> **Task directions**
Write out all of the records precisely. Skip anything that is a picture.

---------- Records to process ----------

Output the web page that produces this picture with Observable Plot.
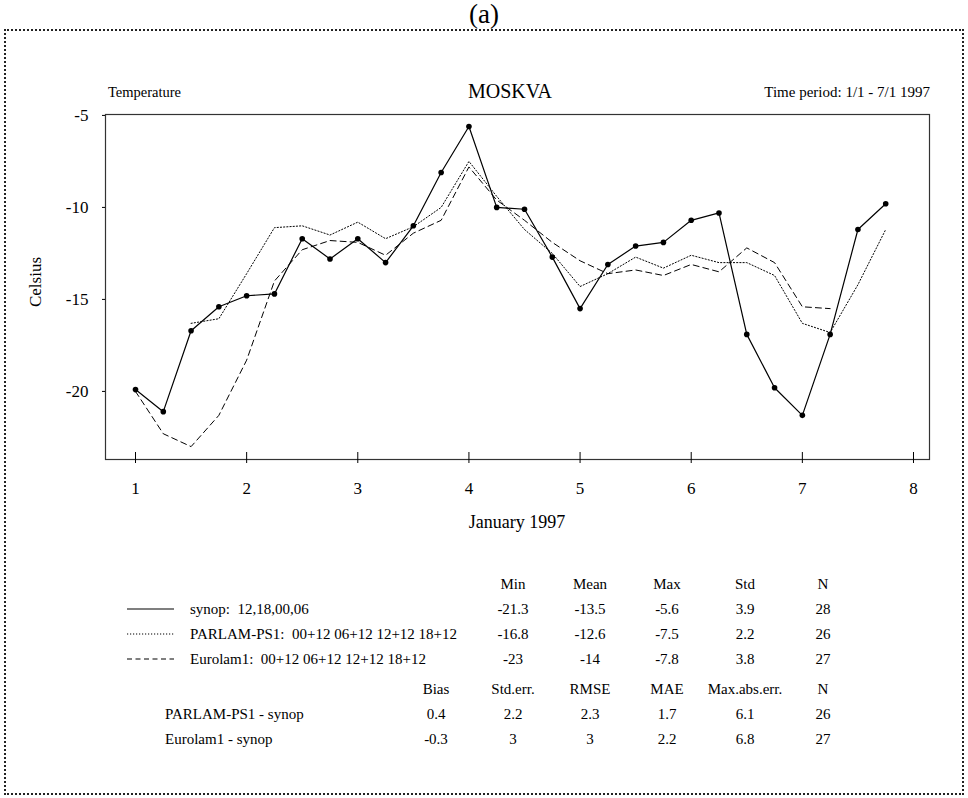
<!DOCTYPE html>
<html><head><meta charset="utf-8">
<script src="https://cdn.jsdelivr.net/npm/d3@7"></script>
<script src="https://cdn.jsdelivr.net/npm/@observablehq/plot@0.6"></script>
<style>
body{margin:0;background:#fff;}
#wrap{position:relative;width:968px;height:798px;font-family:"Liberation Serif","Times New Roman",serif;color:#000;overflow:hidden;}
#wrap svg.plot{position:absolute;left:0;top:0;}
.t{position:absolute;white-space:pre;font-size:15px;line-height:1;}
.c{transform:translate(-50%,-50%);}
.l{transform:translate(0,-50%);}
.r{transform:translate(-100%,-50%);}
#border{position:absolute;left:4px;top:29px;width:956px;height:762px;border:2px dotted #222;}
</style></head><body><div id="wrap"><div id="border"></div></div>
<script>
// ---- data ----
const synopTimes = [1,1.25,1.5,1.75,2,2.25,2.5,2.75,3,3.25,3.5,3.75,4,4.25,4.5,4.75,5,5.25,5.5,5.75,6,6.25,6.5,6.75,7,7.25,7.5,7.75];
const synop = [-19.9,-21.1,-16.7,-15.4,-14.8,-14.7,-11.7,-12.8,-11.7,-13.0,-11.0,-8.1,-5.6,-10.0,-10.1,-12.7,-15.5,-13.1,-12.1,-11.9,-10.7,-10.3,-16.9,-19.8,-21.3,-16.9,-11.2,-9.8];
const parlamTimes = [1.5,1.75,2,2.25,2.5,2.75,3,3.25,3.5,3.75,4,4.25,4.5,4.75,5,5.25,5.5,5.75,6,6.25,6.5,6.75,7,7.25,7.5,7.75];
const parlam = [-16.3,-16.05,-13.6,-11.1,-11.0,-11.5,-10.8,-11.7,-11.05,-10.0,-7.5,-9.4,-11.2,-12.5,-14.3,-13.6,-12.7,-13.3,-12.6,-13.0,-13.0,-13.7,-16.3,-16.8,-14.2,-11.2];
const eurolamTimes = [1,1.25,1.5,1.75,2,2.25,2.5,2.75,3,3.25,3.5,3.75,4,4.25,4.5,4.75,5,5.25,5.5,5.75,6,6.25,6.5,6.75,7,7.25];
const eurolam = [-20.0,-22.3,-23.0,-21.3,-18.3,-14.0,-12.3,-11.8,-11.9,-12.6,-11.4,-10.7,-7.8,-9.6,-10.7,-11.9,-12.9,-13.6,-13.4,-13.7,-13.1,-13.5,-12.2,-13.0,-15.4,-15.5];
const xTicks = [1,2,3,4,5,6,7,8];
const yTicks = [-20,-15,-10,-5];
const xDomain = [0.73, 8.144];
const yDomain = [-23.7, -4.95];

const statHeaders = ["Min","Mean","Max","Std","N"];
const seriesLabels = ["synop:  12,18,00,06","PARLAM-PS1:  00+12 06+12 12+12 18+12","Eurolam1:  00+12 06+12 12+12 18+12"];
const seriesDash = ["none","1.2,1.8","5,3.5"];
const statRows = [["-21.3","-13.5","-5.6","3.9","28"],["-16.8","-12.6","-7.5","2.2","26"],["-23","-14","-7.8","3.8","27"]];
const errHeaders = ["Bias","Std.err.","RMSE","MAE","Max.abs.err.","N"];
const errLabels = ["PARLAM-PS1 - synop","Eurolam1 - synop"];
const errRows = [["0.4","2.2","2.3","1.7","6.1","26"],["-0.3","3","3","2.2","6.8","27"]];

// ---- chart ----
const toRows = (ts, vs) => ts.map((t,i)=>({t, v: vs[i]}));
const chart = Plot.plot({
  width: 968, height: 798,
  marginLeft: 105, marginRight: 39, marginTop: 114, marginBottom: 339,
  style: {fontFamily: '"Liberation Serif","Times New Roman",serif', fontSize: "17px", background: "transparent", color: "#000"},
  x: {domain: xDomain},
  y: {domain: yDomain},
  marks: [
    Plot.frame({stroke: "#333", strokeWidth: 1.2}),
    Plot.axisY({ticks: yTicks, tickSize: 3, tickPadding: 14, label: null, tickFormat: d => String(d), fontSize: 17}),
    Plot.axisX({ticks: xTicks, tickSize: 11, dy: -7, tickFormat: () => "", label: null}),
    Plot.axisX({ticks: xTicks, tickSize: 0, tickPadding: 22, label: null, tickFormat: d => String(d), fontSize: 17}),
    Plot.line(toRows(eurolamTimes, eurolam), {x: "t", y: "v", stroke: "#000", strokeWidth: 1, strokeDasharray: "6,4"}),
    Plot.line(toRows(parlamTimes, parlam), {x: "t", y: "v", stroke: "#000", strokeWidth: 1, strokeDasharray: "1.2,2"}),
    Plot.line(toRows(synopTimes, synop), {x: "t", y: "v", stroke: "#000", strokeWidth: 1.2}),
    Plot.dot(toRows(synopTimes, synop), {x: "t", y: "v", r: 2.8, fill: "#000", stroke: "none"})
  ]
});
chart.classList.add("plot");
const wrap = document.getElementById("wrap");
wrap.appendChild(chart);

function txt(s, x, y, cls, size){
  const d = document.createElement("div");
  d.className = "t " + cls;
  d.textContent = s;
  d.style.left = x + "px"; d.style.top = y + "px";
  if (size) d.style.fontSize = size + "px";
  wrap.appendChild(d);
  return d;
}
// titles
txt("(a)", 484, 14, "c", 27);
txt("Temperature", 108, 92, "l", 14.5);
txt("MOSKVA", 510, 91, "c", 20);
txt("Time period: 1/1 - 7/1 1997", 930, 92, "r", 15);
const cel = txt("Celsius", 35, 282, "c", 17);
cel.style.transform = "translate(-50%,-50%) rotate(-90deg)";
txt("January 1997", 517, 522, "c", 18);

// stats table
const cols = [513, 590, 667, 745, 823];
const rowY = [584, 609, 634, 659];
statHeaders.forEach((h,j)=>txt(h, cols[j], rowY[0], "c"));
statRows.forEach((r,i)=>{
  const y = rowY[i+1];
  const svgNS = "http://www.w3.org/2000/svg";
  const s = document.createElementNS(svgNS, "svg");
  s.setAttribute("width", 50); s.setAttribute("height", 6);
  s.style.position = "absolute"; s.style.left = "125px"; s.style.top = (y-3) + "px";
  const ln = document.createElementNS(svgNS, "line");
  ln.setAttribute("x1", 2); ln.setAttribute("x2", 49); ln.setAttribute("y1", 3); ln.setAttribute("y2", 3);
  ln.setAttribute("stroke", "#000"); ln.setAttribute("stroke-width", 1.2);
  if (seriesDash[i] !== "none") ln.setAttribute("stroke-dasharray", seriesDash[i]);
  s.appendChild(ln); wrap.appendChild(s);
  txt(seriesLabels[i], 190, y, "l");
  r.forEach((v,j)=>txt(v, cols[j], y, "c"));
});
// error table
const ecols = [436, 513, 590, 667, 745, 823];
const erowY = [689, 714, 739];
errHeaders.forEach((h,j)=>txt(h, ecols[j], erowY[0], "c"));
errRows.forEach((r,i)=>{
  txt(errLabels[i], 165, erowY[i+1], "l");
  r.forEach((v,j)=>txt(v, ecols[j], erowY[i+1], "c"));
});
</script>
</body></html>
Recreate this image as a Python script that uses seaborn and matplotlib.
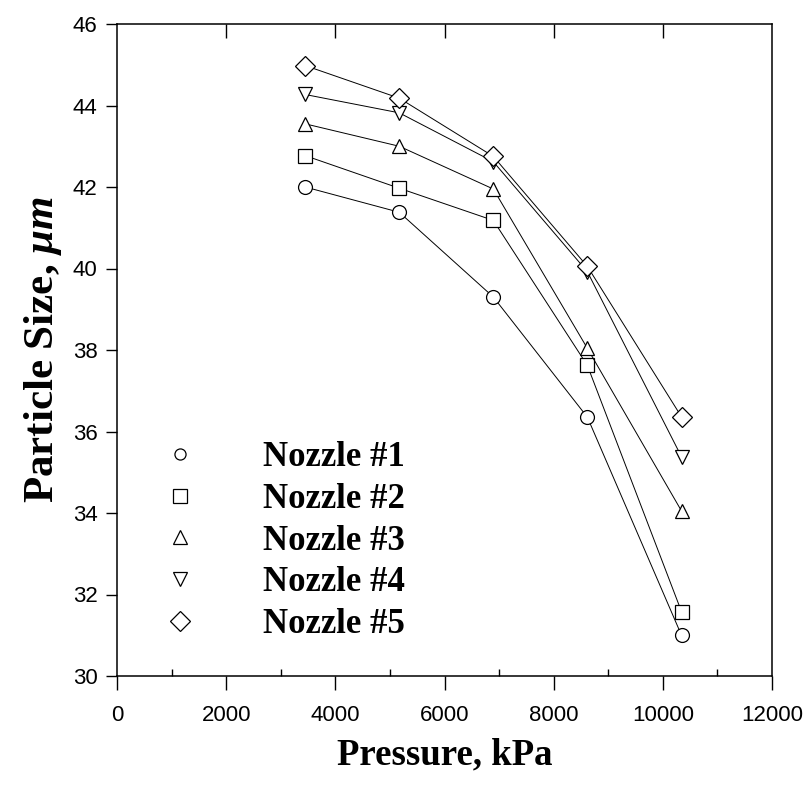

----------

> **Completed exercise**
Output the web page that produces this picture with Observable Plot.
<!DOCTYPE html>
<html><head><meta charset="utf-8">
<script src="https://cdn.jsdelivr.net/npm/d3@7"></script>
<script src="https://cdn.jsdelivr.net/npm/@observablehq/plot@0.6"></script>
<style>
body{margin:0;background:#fff;}
#wrap{position:relative;width:968px;height:798px;font-family:"Liberation Serif","Times New Roman",serif;color:#000;overflow:hidden;}
#wrap svg.plot{position:absolute;left:0;top:0;}
.t{position:absolute;white-space:pre;font-size:15px;line-height:1;}
.c{transform:translate(-50%,-50%);}
.l{transform:translate(0,-50%);}
.r{transform:translate(-100%,-50%);}
#border{position:absolute;left:4px;top:29px;width:956px;height:762px;border:2px dotted #222;}
</style></head><body><div id="wrap"><div id="border"></div></div>
<script>
// ---- data ----
const synopTimes = [1,1.25,1.5,1.75,2,2.25,2.5,2.75,3,3.25,3.5,3.75,4,4.25,4.5,4.75,5,5.25,5.5,5.75,6,6.25,6.5,6.75,7,7.25,7.5,7.75];
const synop = [-19.9,-21.1,-16.7,-15.4,-14.8,-14.7,-11.7,-12.8,-11.7,-13.0,-11.0,-8.1,-5.6,-10.0,-10.1,-12.7,-15.5,-13.1,-12.1,-11.9,-10.7,-10.3,-16.9,-19.8,-21.3,-16.9,-11.2,-9.8];
const parlamTimes = [1.5,1.75,2,2.25,2.5,2.75,3,3.25,3.5,3.75,4,4.25,4.5,4.75,5,5.25,5.5,5.75,6,6.25,6.5,6.75,7,7.25,7.5,7.75];
const parlam = [-16.3,-16.05,-13.6,-11.1,-11.0,-11.5,-10.8,-11.7,-11.05,-10.0,-7.5,-9.4,-11.2,-12.5,-14.3,-13.6,-12.7,-13.3,-12.6,-13.0,-13.0,-13.7,-16.3,-16.8,-14.2,-11.2];
const eurolamTimes = [1,1.25,1.5,1.75,2,2.25,2.5,2.75,3,3.25,3.5,3.75,4,4.25,4.5,4.75,5,5.25,5.5,5.75,6,6.25,6.5,6.75,7,7.25];
const eurolam = [-20.0,-22.3,-23.0,-21.3,-18.3,-14.0,-12.3,-11.8,-11.9,-12.6,-11.4,-10.7,-7.8,-9.6,-10.7,-11.9,-12.9,-13.6,-13.4,-13.7,-13.1,-13.5,-12.2,-13.0,-15.4,-15.5];
const xTicks = [1,2,3,4,5,6,7,8];
const yTicks = [-20,-15,-10,-5];
const xDomain = [0.73, 8.144];
const yDomain = [-23.7, -4.95];

const statHeaders = ["Min","Mean","Max","Std","N"];
const seriesLabels = ["synop:  12,18,00,06","PARLAM-PS1:  00+12 06+12 12+12 18+12","Eurolam1:  00+12 06+12 12+12 18+12"];
const seriesDash = ["none","1.2,1.8","5,3.5"];
const statRows = [["-21.3","-13.5","-5.6","3.9","28"],["-16.8","-12.6","-7.5","2.2","26"],["-23","-14","-7.8","3.8","27"]];
const errHeaders = ["Bias","Std.err.","RMSE","MAE","Max.abs.err.","N"];
const errLabels = ["PARLAM-PS1 - synop","Eurolam1 - synop"];
const errRows = [["0.4","2.2","2.3","1.7","6.1","26"],["-0.3","3","3","2.2","6.8","27"]];

// ---- chart ----
const toRows = (ts, vs) => ts.map((t,i)=>({t, v: vs[i]}));
const chart = Plot.plot({
  width: 968, height: 798,
  marginLeft: 105, marginRight: 39, marginTop: 114, marginBottom: 339,
  style: {fontFamily: '"Liberation Serif","Times New Roman",serif', fontSize: "17px", background: "transparent", color: "#000"},
  x: {domain: xDomain},
  y: {domain: yDomain},
  marks: [
    Plot.frame({stroke: "#333", strokeWidth: 1.2}),
    Plot.axisY({ticks: yTicks, tickSize: 3, tickPadding: 14, label: null, tickFormat: d => String(d), fontSize: 17}),
    Plot.axisX({ticks: xTicks, tickSize: 11, dy: -7, tickFormat: () => "", label: null}),
    Plot.axisX({ticks: xTicks, tickSize: 0, tickPadding: 22, label: null, tickFormat: d => String(d), fontSize: 17}),
    Plot.line(toRows(eurolamTimes, eurolam), {x: "t", y: "v", stroke: "#000", strokeWidth: 1, strokeDasharray: "6,4"}),
    Plot.line(toRows(parlamTimes, parlam), {x: "t", y: "v", stroke: "#000", strokeWidth: 1, strokeDasharray: "1.2,2"}),
    Plot.line(toRows(synopTimes, synop), {x: "t", y: "v", stroke: "#000", strokeWidth: 1.2}),
    Plot.dot(toRows(synopTimes, synop), {x: "t", y: "v", r: 2.8, fill: "#000", stroke: "none"})
  ]
});
chart.classList.add("plot");
const wrap = document.getElementById("wrap");
wrap.appendChild(chart);

function txt(s, x, y, cls, size){
  const d = document.createElement("div");
  d.className = "t " + cls;
  d.textContent = s;
  d.style.left = x + "px"; d.style.top = y + "px";
  if (size) d.style.fontSize = size + "px";
  wrap.appendChild(d);
  return d;
}
// titles
txt("(a)", 484, 14, "c", 27);
txt("Temperature", 108, 92, "l", 14.5);
txt("MOSKVA", 510, 91, "c", 20);
txt("Time period: 1/1 - 7/1 1997", 930, 92, "r", 15);
const cel = txt("Celsius", 35, 282, "c", 17);
cel.style.transform = "translate(-50%,-50%) rotate(-90deg)";
txt("January 1997", 517, 522, "c", 18);

// stats table
const cols = [513, 590, 667, 745, 823];
const rowY = [584, 609, 634, 659];
statHeaders.forEach((h,j)=>txt(h, cols[j], rowY[0], "c"));
statRows.forEach((r,i)=>{
  const y = rowY[i+1];
  const svgNS = "http://www.w3.org/2000/svg";
  const s = document.createElementNS(svgNS, "svg");
  s.setAttribute("width", 50); s.setAttribute("height", 6);
  s.style.position = "absolute"; s.style.left = "125px"; s.style.top = (y-3) + "px";
  const ln = document.createElementNS(svgNS, "line");
  ln.setAttribute("x1", 2); ln.setAttribute("x2", 49); ln.setAttribute("y1", 3); ln.setAttribute("y2", 3);
  ln.setAttribute("stroke", "#000"); ln.setAttribute("stroke-width", 1.2);
  if (seriesDash[i] !== "none") ln.setAttribute("stroke-dasharray", seriesDash[i]);
  s.appendChild(ln); wrap.appendChild(s);
  txt(seriesLabels[i], 190, y, "l");
  r.forEach((v,j)=>txt(v, cols[j], y, "c"));
});
// error table
const ecols = [436, 513, 590, 667, 745, 823];
const erowY = [689, 714, 739];
errHeaders.forEach((h,j)=>txt(h, ecols[j], erowY[0], "c"));
errRows.forEach((r,i)=>{
  txt(errLabels[i], 165, erowY[i+1], "l");
  r.forEach((v,j)=>txt(v, ecols[j], erowY[i+1], "c"));
});
</script>
</body></html>
Recreate this image as a Python script that uses seaborn and matplotlib.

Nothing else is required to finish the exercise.